On my profile, I list "practical statistics" as an interest. This chart on U.S. Grade 8 test scores gives me an opportunity to explain what that means:
The reader is fed (force-fed?) two messages: that there has been a small but detectable improvement in math scores since 1990; and that most of the increases were "statistically significant" (behold the asterisks!)
- By using the start-at-zero rule (and max-at-500 because 500 is the maximum score), the small changes are immediately seen to be irrelevant; the line is almost flat. I haven't checked how the "scale score" is created but surely sub-300 scores out of 500 hardly constitute a record of pride
- Because "accommodations" (providing assistance to certain needy groups) clearly had a positive impact on the scores, and because this effect was not accounted for, a side-by-side comparison of the two periods is misleading and useless. When the dashed line (1990-6) is removed, the trend is further flattened.
Most destructive for the enterprise known as "statistical testing" is that asterisk next to 278: this asterisk asserts that the 1-point increase from 2003 to 2005 is "statistically significant" (at 95%). This result makes a mockery of statistics. Clearly, no one cares about a 1-point difference; everyone can agree that it is not practically meaningful*.
If you work for college admissions and you have two candidates, one scoring 278 and the other 279, would you accept the latter and reject the former based on the 1-point difference? If, further, you realize that the top score is 500, how would you rate these two candidates?
Practical statistics do not accept statistical results without first understanding if they are practically meaningful.

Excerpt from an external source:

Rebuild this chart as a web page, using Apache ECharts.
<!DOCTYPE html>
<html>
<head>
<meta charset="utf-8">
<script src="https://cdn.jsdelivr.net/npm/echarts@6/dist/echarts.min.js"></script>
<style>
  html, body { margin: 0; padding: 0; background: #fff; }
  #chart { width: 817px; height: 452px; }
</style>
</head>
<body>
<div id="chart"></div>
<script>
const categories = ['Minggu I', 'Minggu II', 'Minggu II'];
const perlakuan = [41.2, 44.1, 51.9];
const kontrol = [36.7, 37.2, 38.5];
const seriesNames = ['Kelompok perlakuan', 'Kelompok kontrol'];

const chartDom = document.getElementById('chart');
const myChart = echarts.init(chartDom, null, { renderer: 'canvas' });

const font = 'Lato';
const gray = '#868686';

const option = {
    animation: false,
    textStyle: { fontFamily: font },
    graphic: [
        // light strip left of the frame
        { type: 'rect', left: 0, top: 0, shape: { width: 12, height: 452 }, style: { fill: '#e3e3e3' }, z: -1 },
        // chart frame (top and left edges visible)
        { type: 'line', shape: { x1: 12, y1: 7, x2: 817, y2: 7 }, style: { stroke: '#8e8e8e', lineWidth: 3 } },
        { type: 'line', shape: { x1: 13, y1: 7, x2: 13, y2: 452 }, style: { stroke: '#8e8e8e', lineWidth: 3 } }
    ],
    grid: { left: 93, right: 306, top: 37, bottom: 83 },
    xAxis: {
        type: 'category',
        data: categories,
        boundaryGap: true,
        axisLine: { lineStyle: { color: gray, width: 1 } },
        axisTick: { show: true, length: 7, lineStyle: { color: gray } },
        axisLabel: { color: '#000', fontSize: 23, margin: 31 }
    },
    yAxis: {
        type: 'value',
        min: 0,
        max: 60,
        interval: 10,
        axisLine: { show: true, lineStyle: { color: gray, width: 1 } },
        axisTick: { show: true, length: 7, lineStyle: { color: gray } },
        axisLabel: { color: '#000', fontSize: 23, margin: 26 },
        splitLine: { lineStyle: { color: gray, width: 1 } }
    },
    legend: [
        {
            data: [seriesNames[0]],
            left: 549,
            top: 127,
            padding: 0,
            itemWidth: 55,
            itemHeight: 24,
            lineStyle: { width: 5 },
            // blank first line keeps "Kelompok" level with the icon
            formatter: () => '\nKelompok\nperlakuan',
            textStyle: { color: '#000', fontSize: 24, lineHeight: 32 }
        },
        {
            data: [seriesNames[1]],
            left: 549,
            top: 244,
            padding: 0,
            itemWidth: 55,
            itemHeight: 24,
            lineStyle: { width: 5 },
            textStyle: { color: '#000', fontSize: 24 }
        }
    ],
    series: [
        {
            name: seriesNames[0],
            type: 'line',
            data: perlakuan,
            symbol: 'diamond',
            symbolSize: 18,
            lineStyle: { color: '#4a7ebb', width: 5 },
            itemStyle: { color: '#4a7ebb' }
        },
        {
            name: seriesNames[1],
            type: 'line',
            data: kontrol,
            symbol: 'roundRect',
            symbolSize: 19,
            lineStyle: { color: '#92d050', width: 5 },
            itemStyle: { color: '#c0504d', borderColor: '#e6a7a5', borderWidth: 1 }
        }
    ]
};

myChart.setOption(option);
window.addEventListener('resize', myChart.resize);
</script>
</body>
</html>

Reference: NAEP: the site contains a wealth of data and some interesting graphical presentations, worth a look!
* For those interested in the theory behind statistical significance: statisticians distinguish between the true (population) average and the sample (observed) average. In 2003, the average math score was observed to be 728 but the true average is likely to be 728 +/- 0.3 where 0.3 is known as the sampling error. This sampling error reflects our uncertainty in the true average because of random noise (such as measurement errors). Practically, this means that while we observe 728, the true average can be as low as 727.7 or as high as 728.3 or anything in between (most of the time).

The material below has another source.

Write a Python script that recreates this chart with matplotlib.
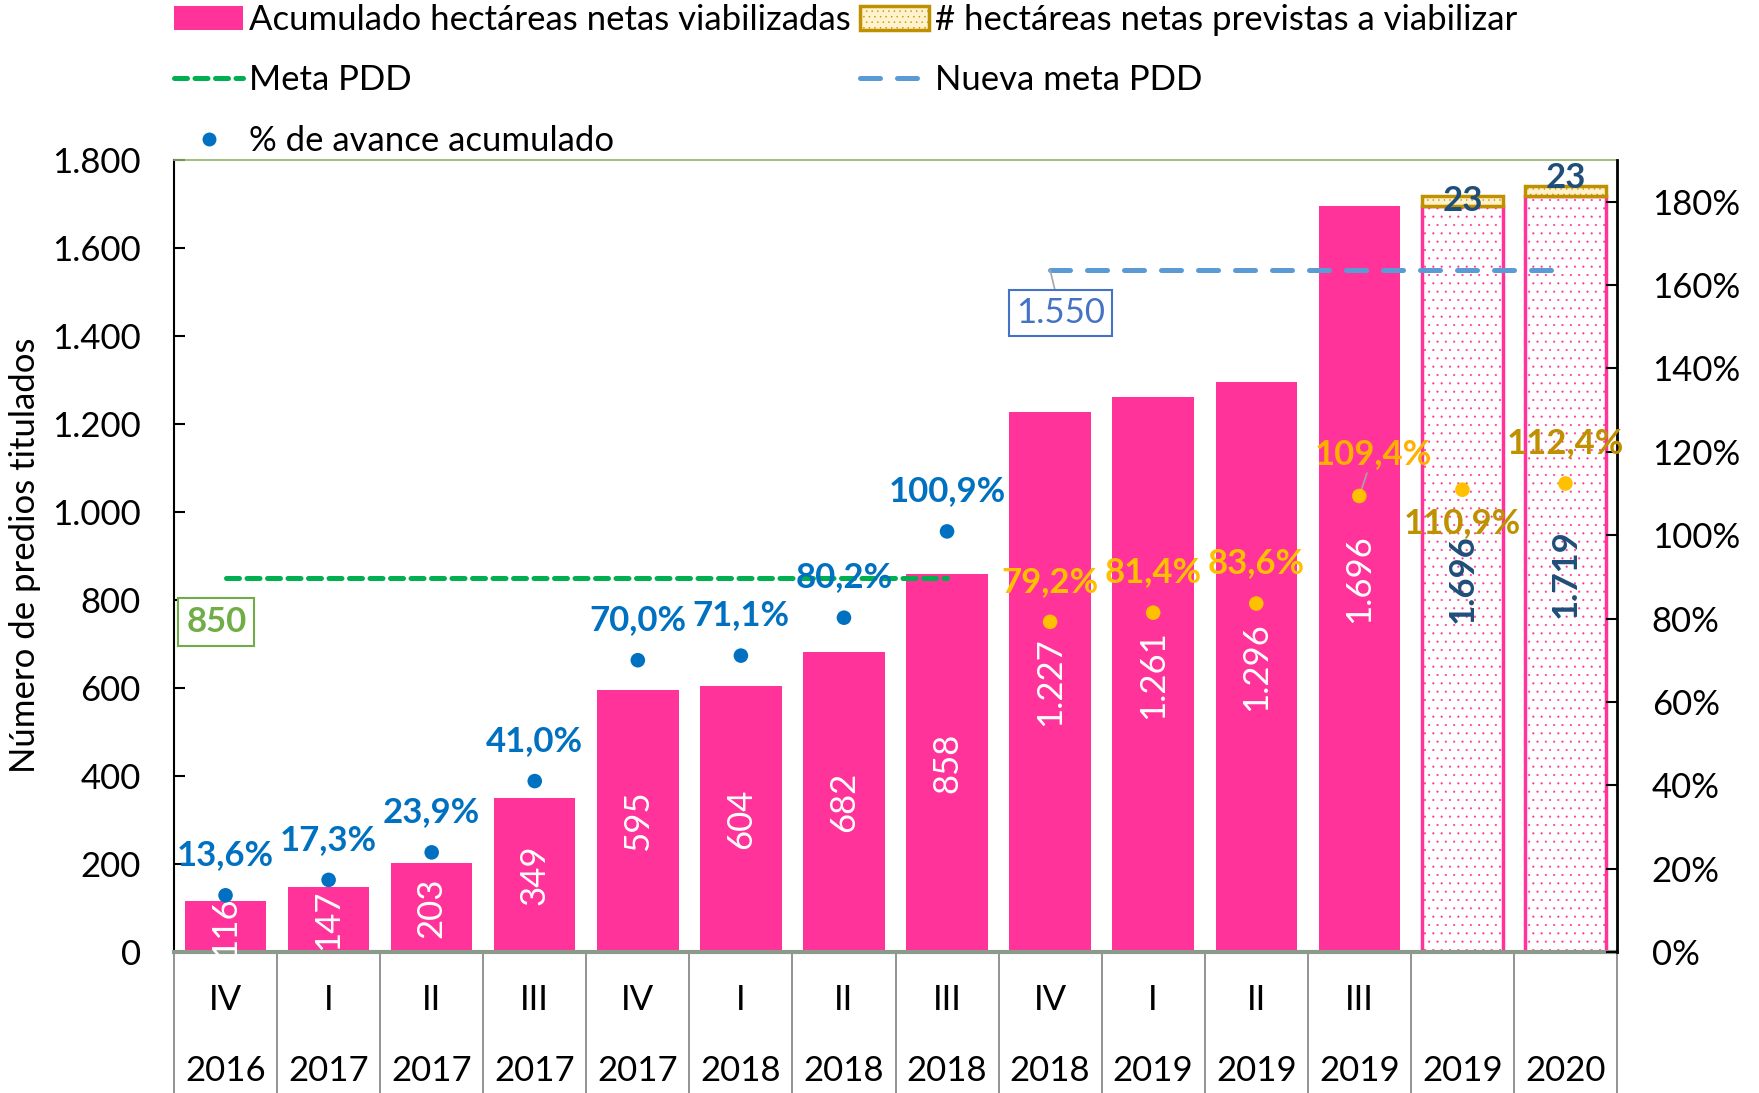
import matplotlib
matplotlib.use('Agg')
import numpy as np
import matplotlib.pyplot as plt
import matplotlib.transforms as mtrans
from matplotlib.patches import Patch
from matplotlib.lines import Line2D

plt.rcParams['font.family'] = ['Lato', 'DejaVu Sans']
plt.rcParams['hatch.linewidth'] = 0.3

# --- datos ---
trimestres = ['IV', 'I', 'II', 'III', 'IV', 'I', 'II', 'III', 'IV', 'I', 'II', 'III', '', '']
anios = ['2016', '2017', '2017', '2017', '2017', '2018', '2018', '2018', '2018',
         '2019', '2019', '2019', '2019', '2020']
acumulado = [116, 147, 203, 349, 595, 604, 682, 858, 1227, 1261, 1296, 1696, 1696, 1719]
previstas = [0, 0, 0, 0, 0, 0, 0, 0, 0, 0, 0, 0, 23, 23]
avance = [13.6, 17.3, 23.9, 41.0, 70.0, 71.1, 80.2, 100.9, 79.2, 81.4, 83.6, 109.4, 110.9, 112.4]
proyectado = [False] * 12 + [True] * 2
meta_pdd = 850
meta_periodos = (0, 7)
nueva_meta = 1550
nueva_meta_periodos = (8, 13)

ROSA = '#FF3399'
AZUL = '#0070C0'
AMAR = '#FFC000'
ORO = '#BF9000'
AZUL_OSC = '#1F4E79'
FS = 25

def miles(v):
    return f'{v:,}'.replace(',', '.')

fig = plt.figure(figsize=(17.59, 10.93), dpi=100)
fig.patch.set_facecolor('white')
ax = fig.add_axes([174/1759, 1 - 952/1093, 1443/1759, 792/1093])
x = np.arange(len(acumulado))

# barras acumuladas
bars = ax.bar(x, acumulado, width=0.79, color=[('white' if p else ROSA) for p in proyectado],
              edgecolor=ROSA, linewidth=0, zorder=2)
for b, p in zip(bars, proyectado):
    if p:
        b.set_hatch('..')
        b.set_linewidth(2.5)

# hectareas previstas (apiladas)
idx = [i for i, v in enumerate(previstas) if v > 0]
ax.bar([x[i] for i in idx], [previstas[i] for i in idx], bottom=[acumulado[i] for i in idx],
       width=0.79, color='#FFF2CC', edgecolor=ORO, hatch='...', linewidth=2.5, zorder=2)

# etiquetas de valores
for i, v in enumerate(acumulado):
    if proyectado[i]:
        ax.text(x[i], v / 2, miles(v), rotation=90, ha='center', va='center',
                fontsize=FS, color=AZUL_OSC, fontweight='bold', zorder=5)
    else:
        ax.text(x[i], v / 2, miles(v), rotation=90, ha='center', va='center',
                fontsize=FS, color='white', zorder=5)
for i in idx:
    dy = 0 if i == 12 else 28
    ax.text(x[i], acumulado[i] + previstas[i] / 2 + dy, str(previstas[i]), ha='center', va='center',
            fontsize=FS, color=AZUL_OSC, fontweight='bold', zorder=6)

# metas
ax.plot(meta_periodos, [meta_pdd, meta_pdd], color='#00B050', lw=3.6, dashes=(2.6, 1.5),
        dash_capstyle='round', zorder=4)
ax.plot(nueva_meta_periodos, [nueva_meta, nueva_meta], color='#5B9BD5', lw=3.6, dashes=(4, 3.4),
        dash_capstyle='round', zorder=4)
ax.text(-0.09, 750, miles(meta_pdd), ha='center', va='center', fontsize=FS, color='#70AD47',
        fontweight='bold', zorder=6,
        bbox=dict(boxstyle='square,pad=0.22', fc='white', ec='#70AD47', lw=1.5))
ax.annotate(miles(nueva_meta), xy=(8, nueva_meta), xytext=(8.1, 1453), ha='center', va='center',
            fontsize=FS, color='#4472C4', zorder=6,
            bbox=dict(boxstyle='square,pad=0.2', fc='white', ec='#4472C4', lw=1.5),
            arrowprops=dict(arrowstyle='-', color='#A6A6A6', lw=1.2, shrinkA=0, shrinkB=0))

ax.set_xlim(-0.5, 13.5)
ax.set_ylim(0, 1800)
ax.set_yticks(range(0, 1801, 200))
ax.set_yticklabels([miles(v) for v in range(0, 1801, 200)])
ax.tick_params(axis='y', direction='in', length=8, width=1.5, labelsize=FS, pad=24)
ax.set_xticks([])
ax.spines['left'].set_linewidth(1.5)
ax.spines['right'].set_visible(False)
ax.spines['top'].set_color('#8DB368')
ax.spines['top'].set_linewidth(1.2)
ax.spines['bottom'].set_color('#8C9A8C')
ax.spines['bottom'].set_linewidth(3)

# eje secundario: % de avance
ax2 = ax.twinx()
ax2.set_ylim(0, 190)
ax2.set_yticks(range(0, 181, 20))
ax2.set_yticklabels([f'{v}%' for v in range(0, 181, 20)])
ax2.tick_params(axis='y', direction='in', length=8, width=1.5, labelsize=FS, pad=25)
ax2.spines['right'].set_linewidth(2)
for s in ['top', 'bottom', 'left']:
    ax2.spines[s].set_visible(False)

col_pt = [AZUL if i < 8 else AMAR for i in range(len(avance))]
ax2.scatter(x, avance, s=110, c=col_pt, zorder=5, linewidths=0)
for i, v in enumerate(avance):
    if i < 8:
        c = AZUL
    elif i < 11:
        c = AMAR
    elif i == 11:
        c = '#FFB000'
    else:
        c = ORO
    txt = f'{v:.1f}%'.replace('.', ',')
    if i == 11:
        ax2.annotate(txt, xy=(x[i], v), xytext=(10, 30), textcoords='offset points',
                     ha='center', va='center', fontsize=FS, fontweight='bold', color=c,
                     arrowprops=dict(arrowstyle='-', color='#A6A6A6', lw=1.2, shrinkA=0, shrinkB=4))
    else:
        off = -24 if i == 12 else 29
        ax2.annotate(txt, xy=(x[i], v), xytext=(0, off), textcoords='offset points',
                     ha='center', va='center', fontsize=FS, fontweight='bold', color=c)

# tabla de categorias bajo el eje
trans = mtrans.blended_transform_factory(ax.transData, ax.transAxes)
for i in range(len(acumulado)):
    ax.text(x[i], -0.061, trimestres[i], transform=trans, ha='center', va='center', fontsize=FS)
    ax.text(x[i], -0.150, anios[i], transform=trans, ha='center', va='center', fontsize=FS)
for b in np.arange(-0.5, len(acumulado), 1.0):
    ax.plot([b, b], [0, -0.2], transform=trans, color='#808080', lw=1.2, clip_on=False)

fig.text(25/1759, 1 - 555/1093, 'Número de predios titulados', rotation=90,
         ha='center', va='center', fontsize=FS)

# leyenda
h1 = [Patch(facecolor=ROSA, edgecolor='none'),
      Line2D([], [], color='#00B050', lw=3.6, dashes=(2.6, 1.5), dash_capstyle='round'),
      Line2D([], [], ls='none', marker='o', color=AZUL, ms=9)]
l1 = ['Acumulado hectáreas netas viabilizadas', 'Meta PDD', '% de avance acumulado']
h2 = [Patch(facecolor='#FFF2CC', edgecolor=ORO, hatch='...', lw=2.5),
      Line2D([], [], color='#5B9BD5', lw=3.6, dashes=(4, 3.4), dash_capstyle='round')]
l2 = ['# hectáreas netas previstas a viabilizar', 'Nueva meta PDD']
kw = dict(loc='upper left', frameon=False, fontsize=FS, borderpad=0, borderaxespad=0,
          handlelength=2.0, handletextpad=0.17, labelspacing=0.82)
fig.legend(h1, l1, bbox_to_anchor=(174/1759, 1 - 4/1093), **kw)
fig.legend(h2, l2, bbox_to_anchor=(860/1759, 1 - 4/1093), **kw)

fig.savefig('out.png', dpi=100, facecolor='white')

Now instead of estimating 2003 score, estimate the difference between 2005 and 2003 scores. We observe a difference of 1. But practically, the true difference will lie in the interval 1 +/- X, where X again is the sampling error. If X > 1, the interval contains 0, which means that some of the time, the true difference can be zero or negative so we conclude that the difference is not statistically significant. If X < 1, then the difference is statistically significant.
So far, so good... until you realize what factors affect the size of X. One factor is the sample size. The larger the sample size, the smaller X is. This is called the Law of Large Numbers; the estimate of the true mean gets better and better when we get more data. So just by increasing the sample size, and thus reducing X, even very small differences (like 1) can become "statistically significant". But as we learn from this example, even if it is statistically significant, the tiny difference is practically meaningless.